Maurice Frydman: A life in photos. Source

We need more heroes like Maurice Frydman. We need the same spark of unity, empowerment, and dignity of labor that the spinning wheel ignited in millions. Gandhi championed the idea that “The greater the decentralization of labor, the simpler and cheaper the tools.” This is the key to the solution.

Can we leverage engineering innovation to decentralize an economic activity to tackle today’s pressing challenges? The computer, internet, and software already did that for knowledge work. The rise of outsourcing, off-shoring, and remote work is a testament to that. But can we decentralize an activity that recovers this pious union of mind, body, and heart?

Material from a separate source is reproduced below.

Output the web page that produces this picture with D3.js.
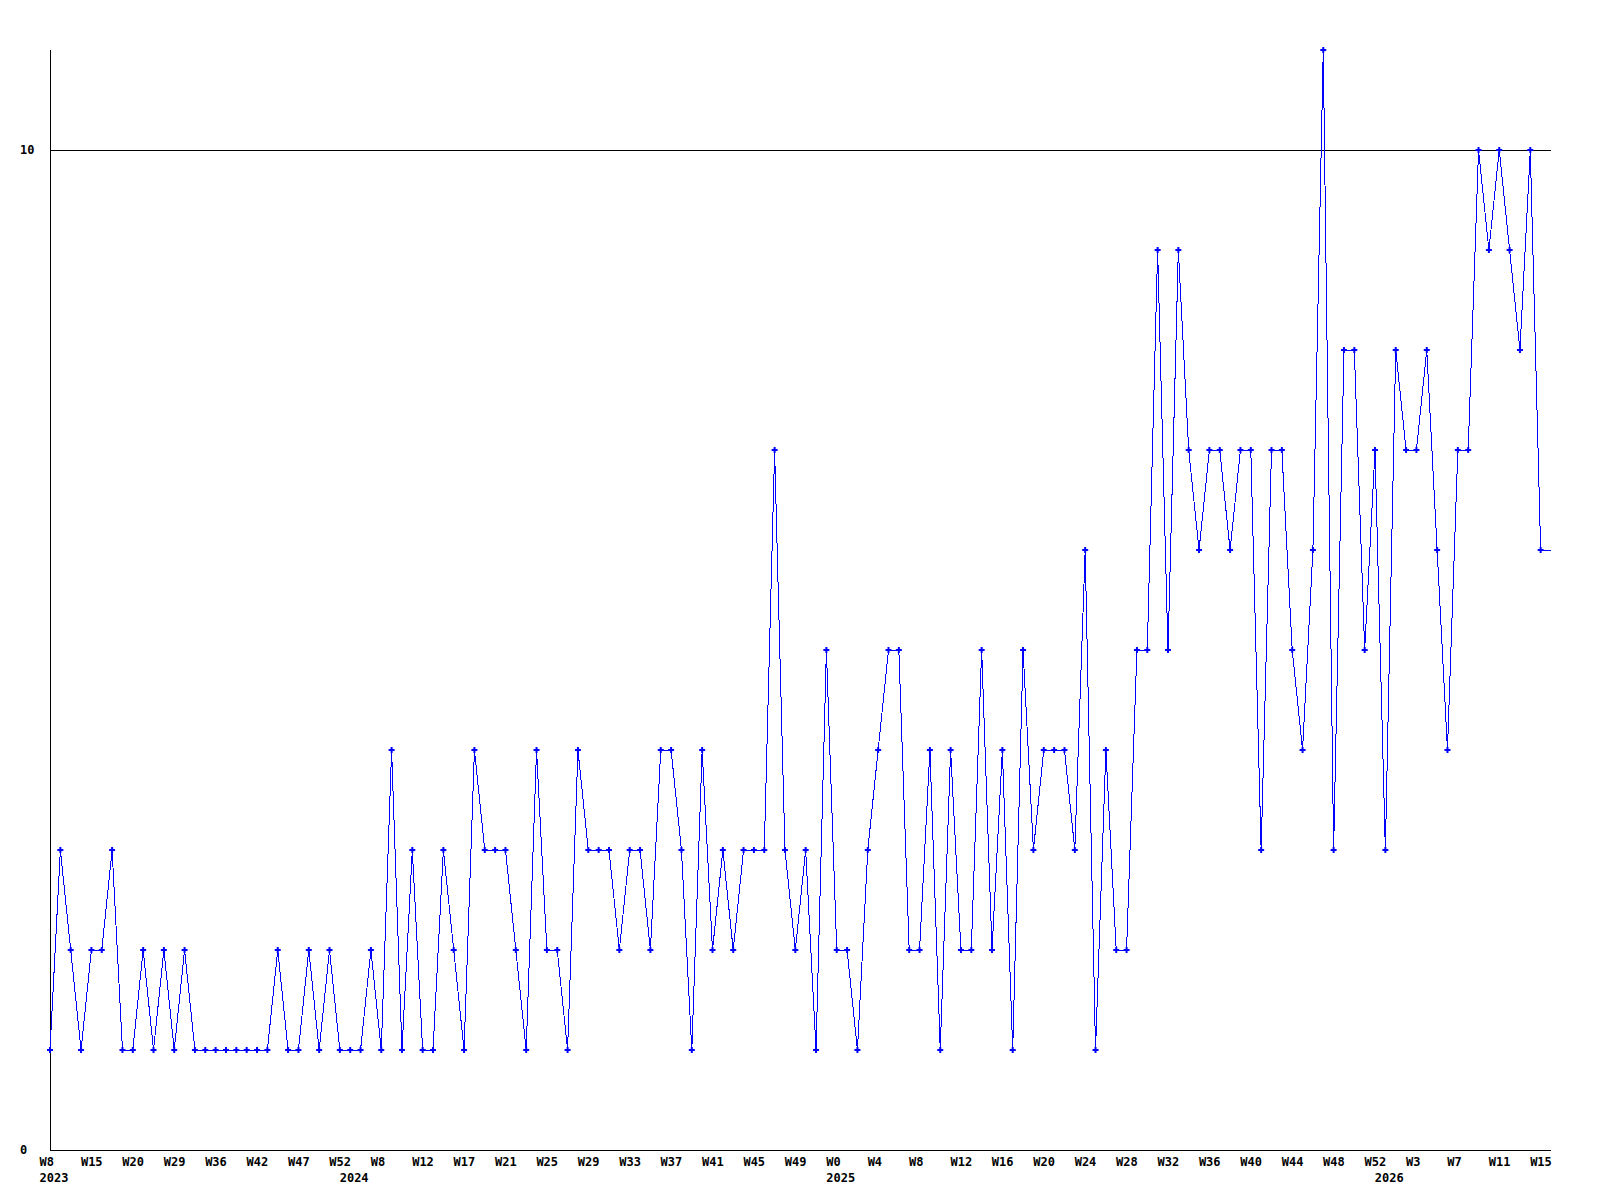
<!DOCTYPE html>
<html>
<head>
<meta charset="utf-8">
<script src="https://cdn.jsdelivr.net/npm/d3@7"></script>
<style>
  body { margin: 0; background: #fff; }
  text { font-family: "DejaVu Sans Mono", monospace; font-weight: bold; font-size: 12px; fill: #000; }
</style>
</head>
<body>
<div id="chart"></div>
<script>
// one value per point, oldest first
const values = [
  1, 3, 2, 1, 2, 2, 3, 1, 1, 2, 1, 2, 1, 2, 1, 1, 1, 1, 1, 1,
  1, 1, 2, 1, 1, 2, 1, 2, 1, 1, 1, 2, 1, 4, 1, 3, 1, 1, 3, 2,
  1, 4, 3, 3, 3, 2, 1, 4, 2, 2, 1, 4, 3, 3, 3, 2, 3, 3, 2, 4,
  4, 3, 1, 4, 2, 3, 2, 3, 3, 3, 7, 3, 2, 3, 1, 5, 2, 2, 1, 3,
  4, 5, 5, 2, 2, 4, 1, 4, 2, 2, 5, 2, 4, 1, 5, 3, 4, 4, 4, 3,
  6, 1, 4, 2, 2, 5, 5, 9, 5, 9, 7, 6, 7, 7, 6, 7, 7, 3, 7, 7,
  5, 4, 6, 11, 3, 8, 8, 5, 7, 3, 8, 7, 7, 8, 6, 4, 7, 7, 10, 9,
  10, 9, 8, 10, 6
];

// label on every 4th point
const weekLabels = [
  "W8", "W15", "W20", "W29", "W36", "W42", "W47", "W52",
  "W8", "W12", "W17", "W21", "W25", "W29", "W33", "W37", "W41", "W45", "W49",
  "W0", "W4", "W8", "W12", "W16", "W20", "W24", "W28", "W32", "W36", "W40", "W44", "W48", "W52",
  "W3", "W7", "W11", "W15"
];

// first point of each year
const years = ["2023", "2024", "2025", "2026"];
const yearStart = [0, 29, 76, 129];

const yTicks = [0, 10];

(function() {
  const width = 1600;
  const height = 1200;
  const x0 = 50, x1 = 1551, yTop = 50, yBottom = 1150;

  const svg = d3.select("#chart")
    .append("svg")
    .attr("width", width)
    .attr("height", height);

  const x = d3.scaleLinear()
    .domain([0, values.length])
    .range([x0, x1]);

  const y = d3.scaleLinear()
    .domain([0, 11])
    .range([yBottom, yTop]);

  // horizontal line at 10
  svg.append("line")
    .attr("x1", x0).attr("x2", x1)
    .attr("y1", y(10) + 0.5).attr("y2", y(10) + 0.5)
    .attr("stroke", "#000");

  // axes
  svg.append("line")
    .attr("x1", x0 + 0.5).attr("x2", x0 + 0.5)
    .attr("y1", yTop).attr("y2", yBottom + 1)
    .attr("stroke", "#000");
  svg.append("line")
    .attr("x1", x0).attr("x2", x1)
    .attr("y1", yBottom + 0.5).attr("y2", yBottom + 0.5)
    .attr("stroke", "#000");

  // y labels
  svg.selectAll(".ylab")
    .data(yTicks)
    .enter().append("text")
    .attr("class", "ylab")
    .attr("x", 20)
    .attr("y", d => y(d) + 4)
    .text(d => d);

  // week labels
  svg.selectAll(".wlab")
    .data(weekLabels)
    .enter().append("text")
    .attr("class", "wlab")
    .attr("x", (d, i) => x(i * 4) - 10.5)
    .attr("y", 1166)
    .text(d => d);

  // year labels
  svg.selectAll(".yrlab")
    .data(years)
    .enter().append("text")
    .attr("class", "yrlab")
    .attr("x", (d, i) => x(yearStart[i]) - 10.5)
    .attr("y", 1182)
    .text(d => d);

  // line, carried on flat to the right edge
  const pts = values.map((v, i) => [x(i), y(v)]);
  pts.push([x(values.length), y(values[values.length - 1])]);

  svg.append("path")
    .attr("d", d3.line()(pts))
    .attr("fill", "none")
    .attr("stroke", "#0000ff")
    .attr("stroke-width", 1)
    .attr("shape-rendering", "crispEdges");

  // markers
  svg.selectAll(".pt")
    .data(values)
    .enter().append("path")
    .attr("class", "pt")
    .attr("transform", (d, i) => `translate(${x(i)},${y(d)})`)
    .attr("d", d3.symbol(d3.symbolCross).size(20))
    .attr("fill", "#0000ff");
})();
</script>
</body>
</html>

I believe the opportunity today lies in indoor gardening. Can we have indoor vertical gardens that require little care and provide for large quantities of nutritious produce? Growing your own organic herbs and vegetables has the potential to create the same phenomenon as the spinning wheel. It will not replace mechanized farming and agriculture supply chain. It will certainly not solve world hunger. However, it will create a sense of self-reliance,  dignity, and harmony. It will encourage people to eat healthily. Moreover, it will be a symbolic protest against government policies and industry practices that are ruining our health and our environment. Gardyn and AeroGarden, are examples of companies that make such devices. However, they are expensive and inaccessible to the masses. We need engineering innovation that makes indoor gardening “cheaper and simpler”, and we need political leadership which can champion it as a mass movement.